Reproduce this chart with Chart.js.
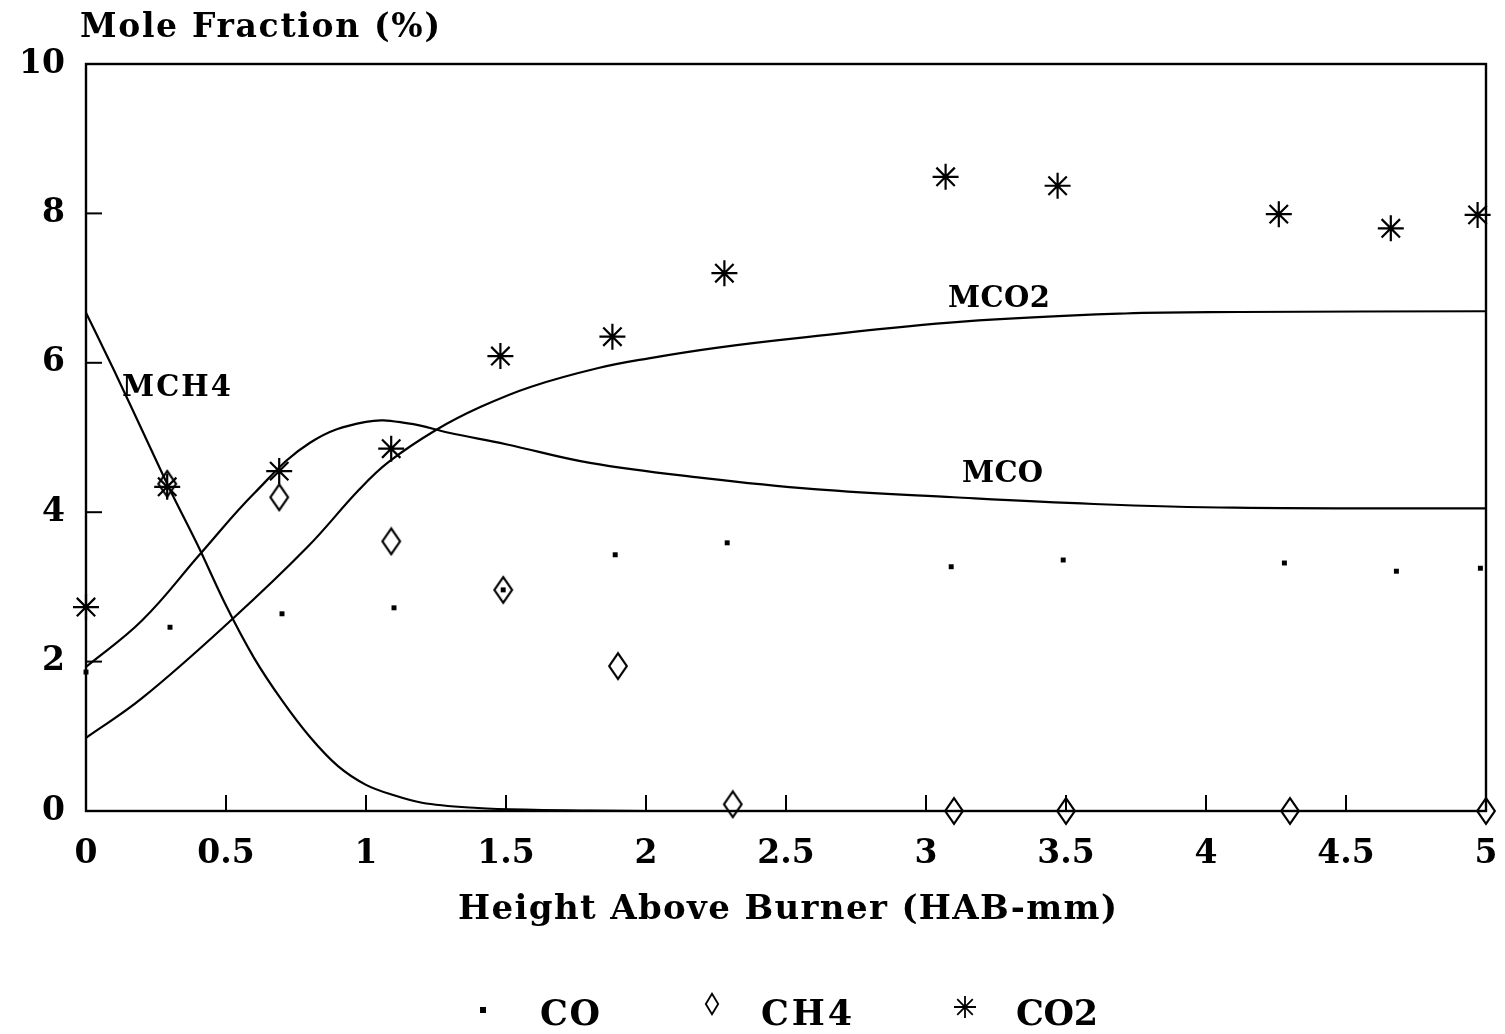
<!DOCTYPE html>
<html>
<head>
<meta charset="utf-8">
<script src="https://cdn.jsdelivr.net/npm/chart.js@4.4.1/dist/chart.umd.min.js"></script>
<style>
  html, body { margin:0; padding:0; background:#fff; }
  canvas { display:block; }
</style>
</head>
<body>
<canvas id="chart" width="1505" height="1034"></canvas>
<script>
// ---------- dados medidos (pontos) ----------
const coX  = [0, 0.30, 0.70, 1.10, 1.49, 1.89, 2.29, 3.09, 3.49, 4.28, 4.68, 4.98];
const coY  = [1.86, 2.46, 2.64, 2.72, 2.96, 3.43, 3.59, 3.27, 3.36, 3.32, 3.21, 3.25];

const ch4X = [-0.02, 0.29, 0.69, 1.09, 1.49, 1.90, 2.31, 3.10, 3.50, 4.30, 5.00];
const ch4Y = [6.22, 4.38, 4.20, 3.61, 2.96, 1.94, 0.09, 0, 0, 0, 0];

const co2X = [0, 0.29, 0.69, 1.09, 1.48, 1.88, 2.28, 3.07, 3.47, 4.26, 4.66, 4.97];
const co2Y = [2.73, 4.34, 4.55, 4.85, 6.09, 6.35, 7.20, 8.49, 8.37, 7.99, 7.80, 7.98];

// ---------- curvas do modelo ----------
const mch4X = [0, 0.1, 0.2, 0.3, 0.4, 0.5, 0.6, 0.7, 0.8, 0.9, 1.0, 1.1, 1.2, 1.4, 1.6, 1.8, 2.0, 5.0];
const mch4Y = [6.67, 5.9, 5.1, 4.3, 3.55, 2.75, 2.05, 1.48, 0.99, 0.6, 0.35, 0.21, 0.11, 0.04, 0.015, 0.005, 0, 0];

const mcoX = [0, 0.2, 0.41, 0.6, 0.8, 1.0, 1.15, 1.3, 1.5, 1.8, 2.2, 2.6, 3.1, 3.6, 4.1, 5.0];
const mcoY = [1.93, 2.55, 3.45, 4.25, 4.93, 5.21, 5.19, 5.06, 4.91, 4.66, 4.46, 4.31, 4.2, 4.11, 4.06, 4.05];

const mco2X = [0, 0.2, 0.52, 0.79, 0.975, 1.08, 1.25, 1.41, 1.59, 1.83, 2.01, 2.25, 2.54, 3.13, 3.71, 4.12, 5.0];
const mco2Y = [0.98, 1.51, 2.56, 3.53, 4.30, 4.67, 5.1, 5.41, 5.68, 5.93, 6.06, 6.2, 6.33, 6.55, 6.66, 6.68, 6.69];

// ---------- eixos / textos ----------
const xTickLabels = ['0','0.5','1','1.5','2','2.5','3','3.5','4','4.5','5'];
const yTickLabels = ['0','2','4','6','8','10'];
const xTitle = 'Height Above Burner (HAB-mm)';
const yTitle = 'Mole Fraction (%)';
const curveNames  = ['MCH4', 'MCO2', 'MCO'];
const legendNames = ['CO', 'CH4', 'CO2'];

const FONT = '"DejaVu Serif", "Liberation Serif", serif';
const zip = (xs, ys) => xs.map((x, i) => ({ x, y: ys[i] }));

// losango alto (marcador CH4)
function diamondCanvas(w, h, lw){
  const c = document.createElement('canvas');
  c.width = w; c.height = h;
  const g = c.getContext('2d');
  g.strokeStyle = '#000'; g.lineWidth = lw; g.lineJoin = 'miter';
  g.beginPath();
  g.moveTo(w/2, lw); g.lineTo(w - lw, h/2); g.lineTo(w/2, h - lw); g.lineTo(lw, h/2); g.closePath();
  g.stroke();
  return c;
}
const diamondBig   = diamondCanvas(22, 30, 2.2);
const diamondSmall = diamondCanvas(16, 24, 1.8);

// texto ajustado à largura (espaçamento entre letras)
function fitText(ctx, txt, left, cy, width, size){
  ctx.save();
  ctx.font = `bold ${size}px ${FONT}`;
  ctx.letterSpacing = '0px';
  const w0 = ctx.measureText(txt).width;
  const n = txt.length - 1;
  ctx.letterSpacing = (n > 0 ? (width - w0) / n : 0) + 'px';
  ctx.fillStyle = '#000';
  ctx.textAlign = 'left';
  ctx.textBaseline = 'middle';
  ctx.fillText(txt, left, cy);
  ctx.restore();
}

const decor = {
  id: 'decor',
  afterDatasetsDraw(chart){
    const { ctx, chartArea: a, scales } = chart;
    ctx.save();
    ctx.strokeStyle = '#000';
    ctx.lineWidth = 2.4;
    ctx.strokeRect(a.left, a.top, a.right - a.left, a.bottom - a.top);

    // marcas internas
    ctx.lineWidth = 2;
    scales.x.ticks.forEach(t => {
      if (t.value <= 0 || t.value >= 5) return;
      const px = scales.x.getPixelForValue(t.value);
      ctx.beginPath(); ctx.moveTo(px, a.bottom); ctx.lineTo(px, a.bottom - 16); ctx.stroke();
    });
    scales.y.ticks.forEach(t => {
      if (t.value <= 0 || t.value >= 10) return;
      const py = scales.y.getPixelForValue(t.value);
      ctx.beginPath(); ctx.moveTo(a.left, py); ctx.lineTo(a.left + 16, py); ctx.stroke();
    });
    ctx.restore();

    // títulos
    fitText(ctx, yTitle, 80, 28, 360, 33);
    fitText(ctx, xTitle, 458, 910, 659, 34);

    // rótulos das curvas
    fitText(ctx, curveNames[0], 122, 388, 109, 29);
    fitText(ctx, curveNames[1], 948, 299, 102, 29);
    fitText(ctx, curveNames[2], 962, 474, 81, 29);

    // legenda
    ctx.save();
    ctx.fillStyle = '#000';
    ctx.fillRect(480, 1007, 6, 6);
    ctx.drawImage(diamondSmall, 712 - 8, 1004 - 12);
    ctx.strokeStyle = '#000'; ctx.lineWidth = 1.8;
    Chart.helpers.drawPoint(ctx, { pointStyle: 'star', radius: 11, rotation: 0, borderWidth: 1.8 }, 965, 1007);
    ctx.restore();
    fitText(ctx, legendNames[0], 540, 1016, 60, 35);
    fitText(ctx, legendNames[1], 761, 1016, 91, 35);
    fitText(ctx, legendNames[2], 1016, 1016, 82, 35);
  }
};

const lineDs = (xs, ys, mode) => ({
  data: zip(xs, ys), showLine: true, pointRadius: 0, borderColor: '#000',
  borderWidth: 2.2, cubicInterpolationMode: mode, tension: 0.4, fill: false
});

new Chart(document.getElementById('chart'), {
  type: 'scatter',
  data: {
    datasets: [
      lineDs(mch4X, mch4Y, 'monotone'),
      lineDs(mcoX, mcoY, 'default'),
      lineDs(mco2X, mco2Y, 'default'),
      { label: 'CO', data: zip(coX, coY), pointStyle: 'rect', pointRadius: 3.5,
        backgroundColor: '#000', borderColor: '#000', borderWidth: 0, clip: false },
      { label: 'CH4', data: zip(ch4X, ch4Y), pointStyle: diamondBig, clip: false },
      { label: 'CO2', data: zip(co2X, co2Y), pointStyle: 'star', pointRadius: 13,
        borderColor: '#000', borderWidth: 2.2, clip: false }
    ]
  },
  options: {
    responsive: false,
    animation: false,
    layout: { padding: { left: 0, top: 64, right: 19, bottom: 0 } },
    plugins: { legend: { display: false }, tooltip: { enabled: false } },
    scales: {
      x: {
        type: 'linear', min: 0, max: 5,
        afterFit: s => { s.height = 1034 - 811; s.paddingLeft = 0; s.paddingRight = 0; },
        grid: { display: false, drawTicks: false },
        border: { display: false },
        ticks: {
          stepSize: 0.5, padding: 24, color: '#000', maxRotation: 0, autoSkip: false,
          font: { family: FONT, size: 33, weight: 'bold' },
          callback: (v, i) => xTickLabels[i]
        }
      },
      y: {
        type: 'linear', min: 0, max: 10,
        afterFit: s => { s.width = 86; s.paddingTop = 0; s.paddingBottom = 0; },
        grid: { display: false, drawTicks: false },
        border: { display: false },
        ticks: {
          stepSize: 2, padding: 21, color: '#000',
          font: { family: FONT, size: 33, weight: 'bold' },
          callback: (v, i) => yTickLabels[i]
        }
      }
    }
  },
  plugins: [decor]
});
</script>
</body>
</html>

Requirements —
Exactly restate the lines from the beginning of the data through the line with "7.99, 7.80, 7.98];", and no others, keeping pictures out.

Result below —
Reproduce this chart with Chart.js.
<!DOCTYPE html>
<html>
<head>
<meta charset="utf-8">
<script src="https://cdn.jsdelivr.net/npm/chart.js@4.4.1/dist/chart.umd.min.js"></script>
<style>
  html, body { margin:0; padding:0; background:#fff; }
  canvas { display:block; }
</style>
</head>
<body>
<canvas id="chart" width="1505" height="1034"></canvas>
<script>
// ---------- dados medidos (pontos) ----------
const coX  = [0, 0.30, 0.70, 1.10, 1.49, 1.89, 2.29, 3.09, 3.49, 4.28, 4.68, 4.98];
const coY  = [1.86, 2.46, 2.64, 2.72, 2.96, 3.43, 3.59, 3.27, 3.36, 3.32, 3.21, 3.25];

const ch4X = [-0.02, 0.29, 0.69, 1.09, 1.49, 1.90, 2.31, 3.10, 3.50, 4.30, 5.00];
const ch4Y = [6.22, 4.38, 4.20, 3.61, 2.96, 1.94, 0.09, 0, 0, 0, 0];

const co2X = [0, 0.29, 0.69, 1.09, 1.48, 1.88, 2.28, 3.07, 3.47, 4.26, 4.66, 4.97];
const co2Y = [2.73, 4.34, 4.55, 4.85, 6.09, 6.35, 7.20, 8.49, 8.37, 7.99, 7.80, 7.98];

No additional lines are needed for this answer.